**Exercise task**
Transcribe every line exactly. Leave the pictures behind.

[begin Supplied information]

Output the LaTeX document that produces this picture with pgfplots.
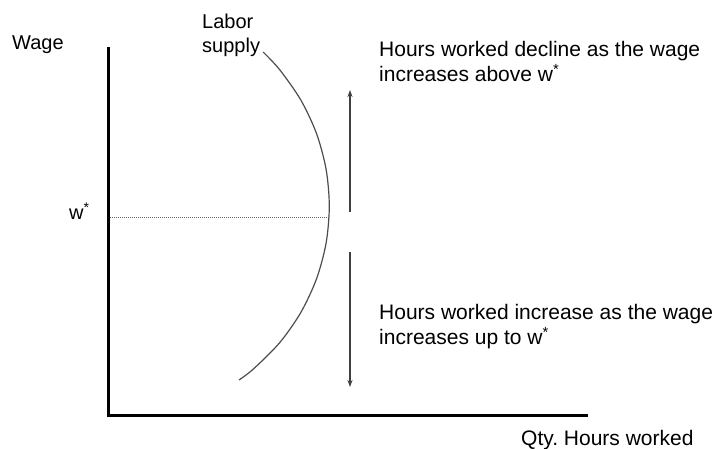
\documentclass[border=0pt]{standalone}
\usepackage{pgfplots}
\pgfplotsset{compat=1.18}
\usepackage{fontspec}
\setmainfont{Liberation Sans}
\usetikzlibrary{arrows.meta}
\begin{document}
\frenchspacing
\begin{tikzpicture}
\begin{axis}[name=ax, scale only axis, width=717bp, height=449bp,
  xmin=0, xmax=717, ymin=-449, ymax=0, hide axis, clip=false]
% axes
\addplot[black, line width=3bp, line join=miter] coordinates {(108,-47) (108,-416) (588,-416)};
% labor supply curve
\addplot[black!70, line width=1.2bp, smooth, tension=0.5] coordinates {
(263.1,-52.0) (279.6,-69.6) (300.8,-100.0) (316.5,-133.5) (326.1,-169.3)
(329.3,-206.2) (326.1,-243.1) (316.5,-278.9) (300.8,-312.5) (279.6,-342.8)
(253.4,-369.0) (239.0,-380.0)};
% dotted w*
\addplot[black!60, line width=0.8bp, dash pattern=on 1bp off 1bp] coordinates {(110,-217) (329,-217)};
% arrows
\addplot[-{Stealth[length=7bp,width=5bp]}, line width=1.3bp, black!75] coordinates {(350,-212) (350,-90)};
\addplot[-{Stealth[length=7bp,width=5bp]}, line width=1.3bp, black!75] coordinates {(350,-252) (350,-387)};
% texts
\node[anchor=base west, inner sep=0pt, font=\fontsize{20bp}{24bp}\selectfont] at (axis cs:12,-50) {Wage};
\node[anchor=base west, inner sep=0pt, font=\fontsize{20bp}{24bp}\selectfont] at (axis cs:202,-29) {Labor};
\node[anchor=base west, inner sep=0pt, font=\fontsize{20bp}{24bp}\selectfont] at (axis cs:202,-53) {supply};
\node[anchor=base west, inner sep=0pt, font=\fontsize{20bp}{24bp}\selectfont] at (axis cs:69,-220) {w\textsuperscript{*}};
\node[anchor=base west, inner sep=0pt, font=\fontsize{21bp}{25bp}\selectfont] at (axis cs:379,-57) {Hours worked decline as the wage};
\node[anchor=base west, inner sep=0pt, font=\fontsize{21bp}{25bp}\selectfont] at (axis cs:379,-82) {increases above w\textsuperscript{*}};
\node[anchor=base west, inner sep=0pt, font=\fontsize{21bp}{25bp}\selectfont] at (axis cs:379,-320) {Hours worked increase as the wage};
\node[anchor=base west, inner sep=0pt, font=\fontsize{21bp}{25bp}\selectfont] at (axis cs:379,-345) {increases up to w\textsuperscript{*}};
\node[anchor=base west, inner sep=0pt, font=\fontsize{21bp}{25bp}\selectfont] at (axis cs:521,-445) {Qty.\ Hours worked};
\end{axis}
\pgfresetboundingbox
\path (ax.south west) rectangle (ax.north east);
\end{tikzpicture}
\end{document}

[end Supplied information]

**In response**
Output the LaTeX document that produces this picture with pgfplots.
\documentclass[border=0pt]{standalone}
\usepackage{pgfplots}
\pgfplotsset{compat=1.18}
\usepackage{fontspec}
\setmainfont{Liberation Sans}
\usetikzlibrary{arrows.meta}
\begin{document}
\frenchspacing
\begin{tikzpicture}
\begin{axis}[name=ax, scale only axis, width=717bp, height=449bp,
  xmin=0, xmax=717, ymin=-449, ymax=0, hide axis, clip=false]
% axes
\addplot[black, line width=3bp, line join=miter] coordinates {(108,-47) (108,-416) (588,-416)};
% labor supply curve
\addplot[black!70, line width=1.2bp, smooth, tension=0.5] coordinates {
(263.1,-52.0) (279.6,-69.6) (300.8,-100.0) (316.5,-133.5) (326.1,-169.3)
(329.3,-206.2) (326.1,-243.1) (316.5,-278.9) (300.8,-312.5) (279.6,-342.8)
(253.4,-369.0) (239.0,-380.0)};
% dotted w*
\addplot[black!60, line width=0.8bp, dash pattern=on 1bp off 1bp] coordinates {(110,-217) (329,-217)};
% arrows
\addplot[-{Stealth[length=7bp,width=5bp]}, line width=1.3bp, black!75] coordinates {(350,-212) (350,-90)};
\addplot[-{Stealth[length=7bp,width=5bp]}, line width=1.3bp, black!75] coordinates {(350,-252) (350,-387)};
% texts
\node[anchor=base west, inner sep=0pt, font=\fontsize{20bp}{24bp}\selectfont] at (axis cs:12,-50) {Wage};
\node[anchor=base west, inner sep=0pt, font=\fontsize{20bp}{24bp}\selectfont] at (axis cs:202,-29) {Labor};
\node[anchor=base west, inner sep=0pt, font=\fontsize{20bp}{24bp}\selectfont] at (axis cs:202,-53) {supply};
\node[anchor=base west, inner sep=0pt, font=\fontsize{20bp}{24bp}\selectfont] at (axis cs:69,-220) {w\textsuperscript{*}};
\node[anchor=base west, inner sep=0pt, font=\fontsize{21bp}{25bp}\selectfont] at (axis cs:379,-57) {Hours worked decline as the wage};
\node[anchor=base west, inner sep=0pt, font=\fontsize{21bp}{25bp}\selectfont] at (axis cs:379,-82) {increases above w\textsuperscript{*}};
\node[anchor=base west, inner sep=0pt, font=\fontsize{21bp}{25bp}\selectfont] at (axis cs:379,-320) {Hours worked increase as the wage};
\node[anchor=base west, inner sep=0pt, font=\fontsize{21bp}{25bp}\selectfont] at (axis cs:379,-345) {increases up to w\textsuperscript{*}};
\node[anchor=base west, inner sep=0pt, font=\fontsize{21bp}{25bp}\selectfont] at (axis cs:521,-445) {Qty.\ Hours worked};
\end{axis}
\pgfresetboundingbox
\path (ax.south west) rectangle (ax.north east);
\end{tikzpicture}
\end{document}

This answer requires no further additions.